Jeff Buckley – Grace (1994)

“His imagination was flying, flying way, way out there, beyond, beyond. Jeff Buckley was one of the greatest losses of all” . The words of Jimmy Page from Led Zeppelin have been often quoted when it comes to the late Jeffrey Scott Buckley , the son of the folk rock icon Tim Buckley , and a singer who Page also thought to be the best he had heard for two decades. Listening to all his work again over the past months you remain struck by what could have been, but also the need to properly celebrate the great music that we have. At one point in the thrilling album that Buckley recorded in a small New York Cafe Live at Sin-E someone mentions Nusrat Fateh Ali Khan in the audience. Buckley delights in this describing him as “my Elvis” and proceeds to play ‘Yeh Jo Halka Saroor Hae’ and just for good measure sings it in Urdu with what sounds like a host of guitars carrying three melodic and rhythmic lines side by side. Only occasionally does a talent the size of Jeff Buckley come along.
It is said that Jimi Hendrix once had the audacity to ask to jam with Cream and afterwards Jack Bruce commented that “Eric Clapton was a guitarist and Hendrix a force of nature” . Buckley is our generations Hendrix but this time it is through the use of the voice as an instrument. The impact of Grace for many Buckley fans is to question whether we will ever hear an album so jaw dropping in its impact again and also a futile investigation into just about everything he recorded in an allusive attempt to discover whether further alchemy exists hidden away in some dark recording vault. Grace however remains the real deal, it is fully fledged and the total package. There is a point in ‘Lover you should come over’ when Buckley scales crescendo after crescendo with a voice that could range easily over three and a half octaves. At about six minutes in you feel exhausted and satisfied knowing that he has just hit the absolute outer reaches of his range. Of course Buckley then proceeds to go higher in a song which shows his unique song-writing skills (quite why Jamie Callum attempted to cover this song remains one of life’s great mysteries).

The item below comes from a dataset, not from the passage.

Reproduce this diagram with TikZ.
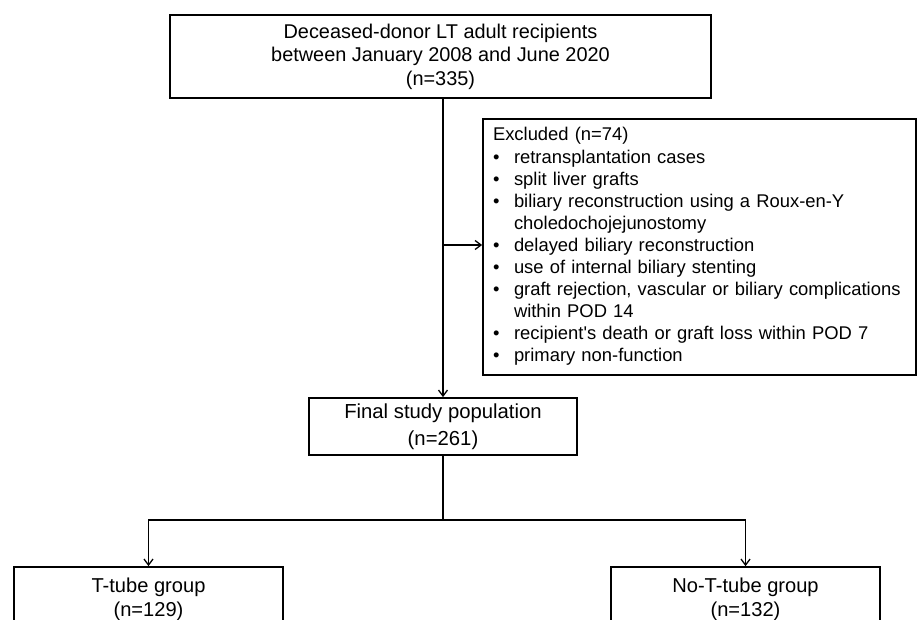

Opener ‘Mojo Pin’ builds gently and has some distinct Eastern mystic references until it evolves into Led Zeppelin style power chords to take it to the finish line. Buckley performs extraordinary vocal gymnastics throughout and then follows it a track later with possibly his greatest song ‘The Last Goodbye’. Today even after over 10 years the way Buckley sings the final verse hits like a fist with its regretful beauty and lyrical intensity. As he states “Well, the bells out in the church tower chime/Burning clues into this heart of mine/Thinking so hard on her soft eyes, and the memories/Offer signs that it’s over, it’s over.” Grace as an album is a fully complete work and absolutely inspired. His cover of Leonard Cohen’s ‘Hallelujah’ is by the scale of the Pacific Ocean the definitive version of the song which Buckley effectively revived; even Rufus Wainwright can’t come close. In particular the way at the end of the song he stretches out the `u’ for what seems like an eternity sends chills throughout your body. Think also the majestically fragile version of Brittan’s ‘Corpus Christi Carol’ where the vocal control is almost unearthly. So to on the epic version of ‘Lilac Wine’ and the uber powerful title track. The mystery of why the break up ballad ‘Forget her’ was inexplicably left off the original album remains although it’s now included on various legacy editions. A nod in addition to Buckley’s band particularly Mick Grondahl on bass and Michael Tighe on guitar who never get their due credit.
Ultimately there is absolutely no need to turn Buckley’s life into some tragic mausoleum or create a deity. Some of his musical output was dire, he could be indulgent and over precocious, while sometimes his lyrics suggest too much time spent in the library at Art College. Despite its unfinished nature and its broad excellence there are clues that the songs he was working on for his second album collected on the retrospective Sketches For My Sweetheart The Drunk didn’t quite match the peerless quality of Grace . Yet he was determined not to produce Grace II and it remains a uncompleted work although ‘Morning theft’ and the wonderful ‘Opened once’ are heart wrenching examples of his art. In the final summation the one thing of which we are sure is that Grace is forever etched into history, a shining, beautiful moment that captured an otherworldly voice at its absolute pinnacle.